I don’t read music because when I was seven-years-old I took piano lessons from a very unhappy man who did not like me. After a few traumatic lessons wherein he berated me for not sufficiently practicing the assigned pieces, there came a horrific moment when he struck my right hand with a heavy metal pen because I was not, in his estimation, holding my hands correctly. I screamed bloody murder and ran out of the room. I can feel the ache in my knuckles to this day.

Thereafter I not only refused to play the piano, I could not look at our piano without feeling sick. Singing became my main mode of musical expression, and at sixteen I was a singer in a very loud rock band. The leader of the band was my close friend, and a talented guitarist. He used to come to my house and noodle around on his guitar while I accompanied him on bongos. One evening he pointed at our old upright piano and said, “Can you play that?”

“No,” I said, reluctant to even look at the piano.

“Oh, go on,” he said, reaching over and plunking a few notes. “Just play anything and I’ll play along.”

“No,” I said, furiously. “I don’t play the fucking piano, okay?”

“Please?” he insisted. “Just a few notes so I can play some harmonies.”

And because I wanted to please my friend, I went to the piano and played a simple pattern of notes; and six weeks later we opened for a rock band at a teen nightclub in the basement of a church in Woodside, California. I played simple patterns of notes and chords while my friend improvised on his electric twelve-string guitar.
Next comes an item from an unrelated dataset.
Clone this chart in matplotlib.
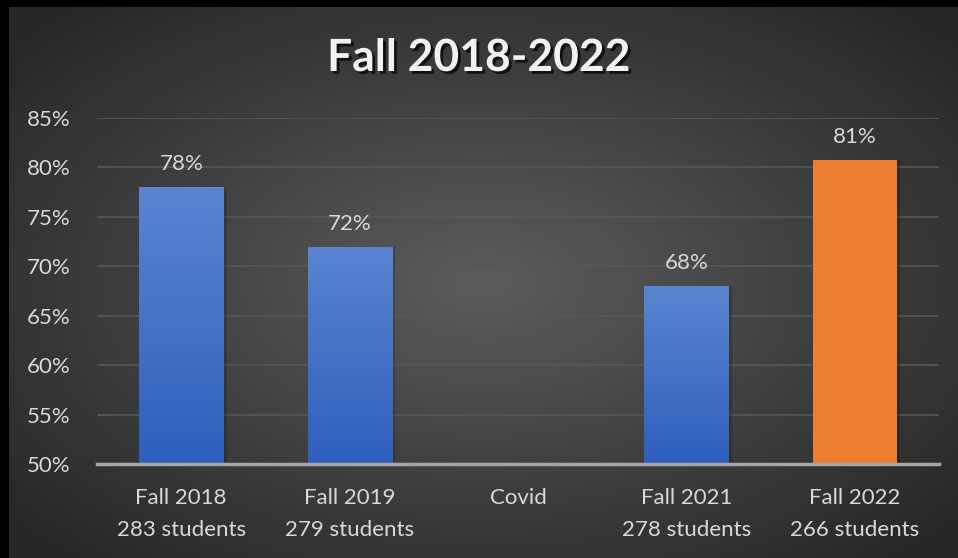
import numpy as np
import matplotlib.pyplot as plt
import matplotlib.patheffects as pe
from matplotlib.ticker import PercentFormatter

# data
categories = ['Fall 2018\n283 students', 'Fall 2019\n279 students', 'Covid',
              'Fall 2021\n278 students', 'Fall 2022\n266 students']
values = [0.78, 0.72, np.nan, 0.68, 0.808]
highlight = [False, False, False, False, True]

plt.rcParams['font.family'] = ['Lato', 'DejaVu Sans']
txt = '#d9d9d9'

fig = plt.figure(figsize=(9.58, 5.58), dpi=100, facecolor='black')

# radial gradient background
bg = fig.add_axes([9 / 958, 0, 949 / 958, 551 / 558])
yy, xx = np.mgrid[-1:1:300j, -1:1:500j]
r = np.sqrt(xx ** 2 + yy ** 2)
r = np.clip(r / 1.35, 0, 1)
c_in = np.array([0x5c, 0x5c, 0x5c]) / 255
c_out = np.array([0x26, 0x26, 0x26]) / 255
img = c_in[None, None, :] * (1 - r[..., None]) + c_out[None, None, :] * r[..., None]
bg.imshow(img, aspect='auto', extent=(0, 1, 0, 1), origin='lower')
bg.axis('off')

ax = fig.add_axes([97 / 958, 94 / 558, 842 / 958, 346 / 558])
ax.patch.set_alpha(0)
x = np.arange(len(categories))

ax.set_xlim(-0.5, len(categories) - 0.5)
ax.set_ylim(0.5, 0.85)
ax.set_yticks(np.arange(0.5, 0.851, 0.05))
ax.yaxis.set_major_formatter(PercentFormatter(1, decimals=0))
ax.grid(axis='y', color='#575757', linewidth=1.2)
ax.set_axisbelow(True)

blue_grad = np.array([[0x2e, 0x5f, 0xbd], [0x5b, 0x84, 0xd0]]) / 255
for xi, v, hl in zip(x, values, highlight):
    if np.isnan(v):
        continue
    # soft drop shadow
    ax.bar(xi + 0.02, v - 0.5, width=0.5, bottom=0.5, color='black',
           alpha=0.18, zorder=2)
    if hl:
        b = ax.bar(xi, v - 0.5, width=0.5, bottom=0.5, color='#ed7d31', zorder=3)
    else:
        b = ax.bar(xi, v - 0.5, width=0.5, bottom=0.5, color='#4472c4', zorder=3)
        t = np.linspace(0, 1, 100)[:, None]
        g = blue_grad[0] * (1 - t[..., None]) + blue_grad[1] * t[..., None]
        im = ax.imshow(g, aspect='auto', origin='lower',
                       extent=(xi - 0.25, xi + 0.25, 0.5, v), zorder=4)
        im.set_clip_path(b.patches[0])
    ax.text(xi, v + 0.013, '{:.0%}'.format(v), ha='center', va='bottom',
            color=txt, fontsize=16)

ax.set_xticks(x)
ax.set_xticklabels(categories, fontsize=16, color=txt, linespacing=1.8)
ax.tick_params(axis='y', labelsize=16, labelcolor=txt, length=0, pad=19)
ax.tick_params(axis='x', length=0, pad=17)
for s in ['top', 'right', 'left']:
    ax.spines[s].set_visible(False)
ax.spines['bottom'].set_color('#a6a6a6')
ax.spines['bottom'].set_linewidth(2.5)
ax.spines['bottom'].set_zorder(5)

fig.text(0.5, 1 - 58 / 558, 'Fall 2018-2022', ha='center', va='center',
         fontsize=32, fontweight='bold', color='#f2f2f2',
         path_effects=[pe.withSimplePatchShadow(offset=(2, -2),
                                                shadow_rgbFace='black', alpha=0.7)])

fig.savefig('out.png', dpi=100, facecolor='black')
Two beautiful hippie chicks wearing dresses made of diaphanous scarves danced to our pubescent ragas, and afterwards a big black guy with a shaved head came up to me and said, “Busted hip, kid. You know Monk? Miles? Hubbard? Hancock? Evans? Cannonball? Check’em out.” So I did; and I was a goner.

And now, listening to Mystery Inventions, I bless that very sad man who smacked my knuckles fifty-five years ago, because if not for his striking me so cruelly, I might never have left the well-trod path and gotten lost in the wild jungle of possibilities.